**Set problem:** Exactly the lines from the one with "What Plotly code" through the one with "idx = list(range(len(years)))", inclusive, are to be repeated, and the pictures are not.

**Data to use:**
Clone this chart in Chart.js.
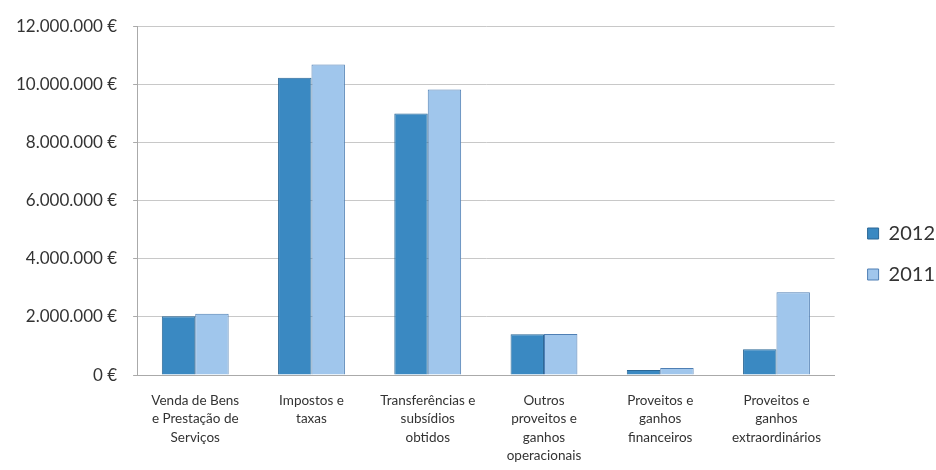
<!DOCTYPE html>
<html lang="pt">
<head>
    <meta charset="UTF-8">
    <title>Proveitos 2012 / 2011</title>
    <style>
        html, body { margin: 0; padding: 0; background: #fff; }
        #wrap { width: 936px; height: 470px; }
    </style>
</head>
<body>
    <div id="wrap"><canvas id="myChart" width="936" height="470"></canvas></div>

    <script src="https://cdn.jsdelivr.net/npm/chart.js@4.4.1/dist/chart.umd.min.js"></script>
    <script>
        // categories (multi-line as in the original)
        var categories = [
            ["Venda de Bens", "e Prestação de", "Serviços"],
            ["Impostos e", "taxas"],
            ["Transferências e", "subsídios", "obtidos"],
            ["Outros", "proveitos e", "ganhos", "operacionais"],
            ["Proveitos e", "ganhos", "financeiros"],
            ["Proveitos e", "ganhos", "extraordinários"]
        ];

        // values (euros)
        var values2012 = [2020000, 10230000, 9000000, 1400000, 170000, 890000];
        var values2011 = [2110000, 10680000, 9820000, 1410000, 240000, 2850000];

        var seriesLabels = ["2012", "2011"];

        function euro(v) {
            return String(v).replace(/\B(?=(\d{3})+(?!\d))/g, ".") + " €";
        }

        // nudge the legend a bit lower / further right, like the original
        var legendNudge = {
            id: "legendNudge",
            afterLayout: function (chart) {
                var lg = chart.legend;
                lg.top += 5; lg.bottom += 5;
                lg.left += 12; lg.right += 12;
            }
        };

        var ctx = document.getElementById("myChart").getContext("2d");
        var chart = new Chart(ctx, {
            type: "bar",
            data: {
                labels: categories,
                datasets: [
                    {
                        label: seriesLabels[0],
                        data: values2012,
                        backgroundColor: "#3a89c2",
                        borderColor: "#2a6796",
                        borderWidth: 1
                    },
                    {
                        label: seriesLabels[1],
                        data: values2011,
                        backgroundColor: "#a0c6ec",
                        borderColor: "#4f7fb4",
                        borderWidth: 1
                    }
                ]
            },
            plugins: [legendNudge],
            options: {
                responsive: false,
                animation: false,
                layout: { padding: { top: 17, left: 0, right: 3, bottom: -11 } },
                datasets: { bar: { barPercentage: 1, categoryPercentage: 0.575 } },
                plugins: {
                    tooltip: { enabled: false },
                    legend: {
                        position: "right",
                        labels: {
                            boxWidth: 11,
                            boxHeight: 11,
                            padding: 21,
                            color: "#333",
                            font: { family: "Lato", size: 20 }
                        }
                    }
                },
                scales: {
                    x: {
                        grid: { display: false, drawTicks: false },
                        border: { color: "#aaa" },
                        ticks: {
                            maxRotation: 0,
                            autoSkip: false,
                            padding: 16,
                            color: "#333",
                            font: { family: "Lato", size: 13.5, lineHeight: 1.37 }
                        }
                    },
                    y: {
                        min: 0,
                        max: 12000000,
                        grid: { color: "#c8c8c8", tickLength: 4, tickColor: "#aaa" },
                        border: { color: "#aaa" },
                        ticks: {
                            stepSize: 2000000,
                            padding: 16,
                            color: "#333",
                            font: { family: "Lato", size: 17 },
                            callback: function (v) { return euro(v); }
                        }
                    }
                }
            }
        });
    </script>
</body>
</html>
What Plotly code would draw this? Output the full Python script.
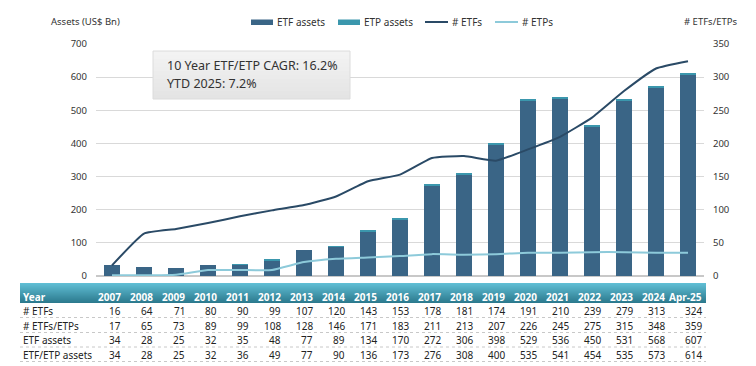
import plotly.graph_objects as go

years = ["2007","2008","2009","2010","2011","2012","2013","2014","2015","2016",
         "2017","2018","2019","2020","2021","2022","2023","2024","Apr-25"]
n_etfs = [16,64,71,80,90,99,107,120,143,153,178,181,174,191,210,239,279,313,324]
n_etfs_etps = [17,65,73,89,99,108,128,146,171,183,211,213,207,226,245,275,315,348,359]
n_etps = [1,1,2,9,9,9,21,26,28,30,33,32,33,35,35,36,36,35,35]
etf_assets = [34,28,25,32,35,48,77,89,134,170,272,306,398,529,536,450,531,568,607]
etp_assets = [0,0,0,0,1,1,0,1,2,3,4,2,2,6,5,4,4,5,7]
etf_etp_assets = [34,28,25,32,36,49,77,90,136,173,276,308,400,535,541,454,535,573,614]

row_labels = ["# ETFs", "# ETFs/ETPs", "ETF assets", "ETF/ETP assets"]
row_values = [n_etfs, n_etfs_etps, etf_assets, etf_etp_assets]

W, H = 756, 366
L, R, T, B = 88, 60, 36, 98
PW, PH = W - L - R, H - T - B

def px_x(px):
    return (px - L) / PW

def px_y(py):
    return (H - B - py) / PH

FONT = "Noto Sans"
DARK = "#3a6586"
TEAL = "#3b97ad"
NAVY = "#2a4a66"
LIGHT = "#8dcada"

idx = list(range(len(years)))

fig = go.Figure()
fig.add_trace(go.Bar(x=idx, y=etf_assets, name="ETF assets", marker_color=DARK,
                     marker_line_width=0, yaxis="y", showlegend=False))
fig.add_trace(go.Bar(x=idx, y=etp_assets, name="ETP assets", marker_color=TEAL,
                     marker_line_width=0, yaxis="y", showlegend=False))
fig.add_trace(go.Scatter(x=idx, y=n_etfs, name="# ETFs", mode="lines",
                         line=dict(color=NAVY, width=2, shape="spline", smoothing=0.4),
                         yaxis="y2", showlegend=False))
fig.add_trace(go.Scatter(x=idx, y=n_etps, name="# ETPs", mode="lines",
                         line=dict(color=LIGHT, width=2, shape="spline", smoothing=0.4),
                         yaxis="y2", showlegend=False))

shapes = []
annotations = []

# manual legend
leg = [("ETF assets", DARK, "rect", 243, 265),
       ("ETP assets", TEAL, "rect", 330, 352),
       ("# ETFs", NAVY, "line", 417, 440),
       ("# ETPs", LIGHT, "line", 487, 510)]
for name, col, kind, a, b in leg:
    if kind == "rect":
        shapes.append(dict(type="rect", xref="paper", yref="paper",
                           x0=px_x(a), x1=px_x(b), y0=px_y(17), y1=px_y(11.5),
                           fillcolor=col, line=dict(width=0)))
    else:
        shapes.append(dict(type="line", xref="paper", yref="paper",
                           x0=px_x(a), x1=px_x(b), y0=px_y(14), y1=px_y(14),
                           line=dict(color=col, width=2)))
    annotations.append(dict(xref="paper", yref="paper", x=px_x(b + 2), y=px_y(14),
                            text=name, showarrow=False, xanchor="left", yanchor="middle",
                            font=dict(family=FONT, size=10, color="#333333")))

# text box with subtle vertical gradient
bx0, bx1, by0, by1 = 145, 342, 43, 91
gsteps = 12
for i in range(gsteps):
    t = i / (gsteps - 1)
    g = int(round(243 - (243 - 228) * t))
    ya = by0 + (by1 - by0) * i / gsteps
    yb = by0 + (by1 - by0) * (i + 1) / gsteps
    shapes.append(dict(type="rect", xref="paper", yref="paper",
                       x0=px_x(bx0), x1=px_x(bx1), y0=px_y(yb), y1=px_y(ya),
                       fillcolor="rgb(%d,%d,%d)" % (g, g, g), line=dict(width=0),
                       layer="above"))
shapes.append(dict(type="rect", xref="paper", yref="paper",
                   x0=px_x(bx0), x1=px_x(bx1), y0=px_y(by1), y1=px_y(by0),
                   fillcolor="rgba(0,0,0,0)", line=dict(color="#dcdcdc", width=1),
                   layer="above"))
annotations.append(dict(xref="paper", yref="paper", x=px_x(157), y=px_y(57),
                        text="10 Year ETF/ETP CAGR: 16.2%", showarrow=False,
                        xanchor="left", yanchor="middle",
                        font=dict(family=FONT, size=12.5, color="#333333")))
annotations.append(dict(xref="paper", yref="paper", x=px_x(157), y=px_y(75),
                        text="YTD 2025: 7.2%", showarrow=False,
                        xanchor="left", yanchor="middle",
                        font=dict(family=FONT, size=12.5, color="#333333")))

# axis titles
annotations.append(dict(xref="paper", yref="paper", x=px_x(77), y=px_y(13),
                        text="Assets (US$ Bn)", showarrow=False,
                        xanchor="center", yanchor="middle",
                        font=dict(family=FONT, size=9.5, color="#333333")))
annotations.append(dict(xref="paper", yref="paper", x=px_x(702), y=px_y(13),
                        text="# ETFs/ETPs", showarrow=False,
                        xanchor="center", yanchor="middle",
                        font=dict(family=FONT, size=9.5, color="#333333")))

# table header gradient
tx0, tx1 = px_x(12), px_x(698)
hy0, hy1 = 275, 295
steps = 20
c_top = (96, 190, 212)
c_bot = (44, 122, 142)
for i in range(steps):
    t = i / (steps - 1)
    c = tuple(int(round(c_top[k] + (c_bot[k] - c_top[k]) * t)) for k in range(3))
    ya = hy0 + (hy1 - hy0) * i / steps
    yb = hy0 + (hy1 - hy0) * (i + 1) / steps
    shapes.append(dict(type="rect", xref="paper", yref="paper",
                       x0=tx0, x1=tx1, y0=px_y(yb), y1=px_y(ya),
                       fillcolor="rgb(%d,%d,%d)" % c, line=dict(width=0), layer="below"))

def col_shift(i):
    return 16 if i == len(years) - 1 else 11

header_y = 289
annotations.append(dict(xref="paper", yref="paper", x=px_x(13), y=px_y(header_y),
                        text="<b>Year</b>", showarrow=False, xanchor="left", yanchor="middle",
                        font=dict(family=FONT, size=10, color="white")))
for i, yr in enumerate(years):
    annotations.append(dict(xref="x", yref="paper", x=i, y=px_y(header_y),
                            xshift=col_shift(i),
                            text="<b>%s</b>" % yr, showarrow=False, xanchor="right",
                            yanchor="middle",
                            font=dict(family=FONT, size=10, color="white")))

row_ys = [303, 318, 332, 347]
line_ys = [309.5, 324.5, 339, 353.5]
for lab, vals, ry, ly in zip(row_labels, row_values, row_ys, line_ys):
    annotations.append(dict(xref="paper", yref="paper", x=px_x(13), y=px_y(ry),
                            text=lab, showarrow=False, xanchor="left", yanchor="middle",
                            font=dict(family=FONT, size=10, color="#222222")))
    for i, v in enumerate(vals):
        annotations.append(dict(xref="x", yref="paper", x=i, y=px_y(ry),
                                xshift=col_shift(i),
                                text=str(v), showarrow=False, xanchor="right",
                                yanchor="middle",
                                font=dict(family=FONT, size=10, color="#222222")))
    shapes.append(dict(type="line", xref="paper", yref="paper",
                       x0=tx0, x1=tx1, y0=px_y(ly), y1=px_y(ly),
                       line=dict(color="#c8c8c8", width=1, dash="dot")))

fig.update_layout(
    width=W, height=H,
    margin=dict(l=L, r=R, t=T, b=B, autoexpand=False),
    paper_bgcolor="white", plot_bgcolor="white",
    barmode="stack", bargap=0.5,
    font=dict(family=FONT, size=10, color="#333333"),
    showlegend=False,
    xaxis=dict(range=[-0.5, len(years) - 0.5], autorange=False, showticklabels=False,
               showgrid=False, showline=False, zeroline=False, ticks=""),
    yaxis=dict(range=[0, 700], dtick=100, showgrid=True, gridcolor="#d9d9d9",
               gridwidth=1, zeroline=True, zerolinecolor="#c8c8c8", showline=False,
               ticks="", ticklabelstandoff=8,
               tickfont=dict(family=FONT, size=9.5, color="#333333")),
    yaxis2=dict(range=[0, 350], dtick=50, overlaying="y", side="right",
                showgrid=False, zeroline=False, showline=False, ticks="",
                ticklabelstandoff=8,
                tickfont=dict(family=FONT, size=9.5, color="#333333")),
    shapes=shapes,
    annotations=annotations,
)

fig.write_html("out.html")
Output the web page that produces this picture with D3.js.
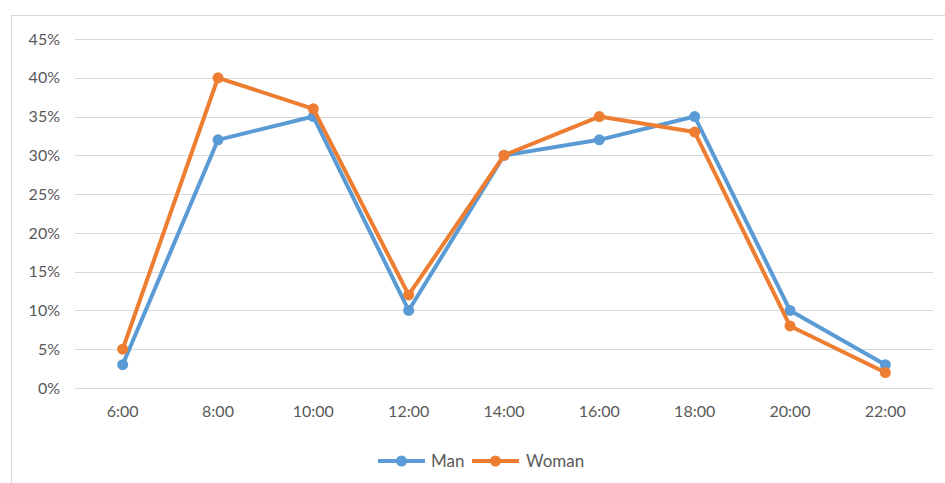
<!DOCTYPE html>
<html>
<head>
<meta charset="utf-8">
<script src="https://cdn.jsdelivr.net/npm/d3@7"></script>
<style>
  html, body { margin: 0; padding: 0; background: #fff; }
  svg text { font-family: Lato, "Open Sans", sans-serif; fill: #595959; }
</style>
</head>
<body>
<svg id="chart" width="945" height="483"></svg>
<script>
// Share of people active at each time of day
const hours = ["6:00", "8:00", "10:00", "12:00", "14:00", "16:00", "18:00", "20:00", "22:00"];
const man   = [3, 32, 35, 10, 30, 32, 35, 10, 3];
const woman = [5, 40, 36, 12, 30, 35, 33, 8, 2];
const yTicks = [0, 5, 10, 15, 20, 25, 30, 35, 40, 45];

const seriesList = [
  { name: "Man",   values: man,   color: "#5B9BD5" },
  { name: "Woman", values: woman, color: "#ED7D31" }
];

const svg = d3.select("#chart");

// chart frame
svg.append("rect")
  .attr("x", 11.5).attr("y", 15.5)
  .attr("width", 960).attr("height", 500)
  .attr("fill", "none").attr("stroke", "#d9d9d9").attr("stroke-width", 1);

const plot = { left: 75, right: 933, top: 39, bottom: 388 };

const x = d3.scaleBand().domain(hours).range([plot.left, plot.right]);
const y = d3.scaleLinear().domain([0, 45]).range([plot.bottom, plot.top]);

// horizontal gridlines
svg.append("g")
  .selectAll("line")
  .data(yTicks)
  .join("line")
  .attr("x1", plot.left).attr("x2", plot.right)
  .attr("y1", d => Math.round(y(d)) + 0.5).attr("y2", d => Math.round(y(d)) + 0.5)
  .attr("stroke", "#d9d9d9").attr("stroke-width", 1);

// y axis labels
const yAxis = d3.axisLeft(y).tickValues(yTicks).tickFormat(d => d + "%").tickSize(0).tickPadding(15);
const gy = svg.append("g").attr("transform", `translate(${plot.left},0)`).call(yAxis);
gy.select(".domain").remove();
gy.selectAll("text").attr("font-size", 16).style("font-family", null);

// x axis labels
const xAxis = d3.axisBottom(x).tickSize(0).tickPadding(18);
const gx = svg.append("g").attr("transform", `translate(0,${plot.bottom})`).call(xAxis);
gx.select(".domain").remove();
gx.selectAll("text").attr("font-size", 16).style("font-family", null);

const cx = d => x(d) + x.bandwidth() / 2;
const line = d3.line().x((d, i) => cx(hours[i])).y(d => y(d));

const g = svg.append("g");
seriesList.forEach(s => {
  g.append("path")
    .datum(s.values)
    .attr("d", line)
    .attr("fill", "none")
    .attr("stroke", s.color)
    .attr("stroke-width", 4)
    .attr("stroke-linejoin", "round")
    .attr("stroke-linecap", "round");
  g.selectAll(null)
    .data(s.values)
    .join("circle")
    .attr("cx", (d, i) => cx(hours[i]))
    .attr("cy", d => y(d))
    .attr("r", 5.5)
    .attr("fill", s.color);
});

// legend
const legendY = 461;
const legendItems = [
  { s: seriesList[0], x0: 378, tx: 431 },
  { s: seriesList[1], x0: 472, tx: 526 }
];
const lg = svg.append("g");
legendItems.forEach(it => {
  lg.append("line")
    .attr("x1", it.x0).attr("x2", it.x0 + 47)
    .attr("y1", legendY).attr("y2", legendY)
    .attr("stroke", it.s.color).attr("stroke-width", 4);
  lg.append("circle")
    .attr("cx", it.x0 + 23.5).attr("cy", legendY).attr("r", 5.5)
    .attr("fill", it.s.color);
  lg.append("text")
    .attr("x", it.tx).attr("y", legendY)
    .attr("dy", "0.35em")
    .attr("font-size", 17)
    .text(it.s.name);
});
</script>
</body>
</html>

**The completed task:**
What Plotly code would draw this? Output the full Python script.
import plotly.graph_objects as go

years = ["2007","2008","2009","2010","2011","2012","2013","2014","2015","2016",
         "2017","2018","2019","2020","2021","2022","2023","2024","Apr-25"]
n_etfs = [16,64,71,80,90,99,107,120,143,153,178,181,174,191,210,239,279,313,324]
n_etfs_etps = [17,65,73,89,99,108,128,146,171,183,211,213,207,226,245,275,315,348,359]
n_etps = [1,1,2,9,9,9,21,26,28,30,33,32,33,35,35,36,36,35,35]
etf_assets = [34,28,25,32,35,48,77,89,134,170,272,306,398,529,536,450,531,568,607]
etp_assets = [0,0,0,0,1,1,0,1,2,3,4,2,2,6,5,4,4,5,7]
etf_etp_assets = [34,28,25,32,36,49,77,90,136,173,276,308,400,535,541,454,535,573,614]

row_labels = ["# ETFs", "# ETFs/ETPs", "ETF assets", "ETF/ETP assets"]
row_values = [n_etfs, n_etfs_etps, etf_assets, etf_etp_assets]

W, H = 756, 366
L, R, T, B = 88, 60, 36, 98
PW, PH = W - L - R, H - T - B

def px_x(px):
    return (px - L) / PW

def px_y(py):
    return (H - B - py) / PH

FONT = "Noto Sans"
DARK = "#3a6586"
TEAL = "#3b97ad"
NAVY = "#2a4a66"
LIGHT = "#8dcada"

idx = list(range(len(years)))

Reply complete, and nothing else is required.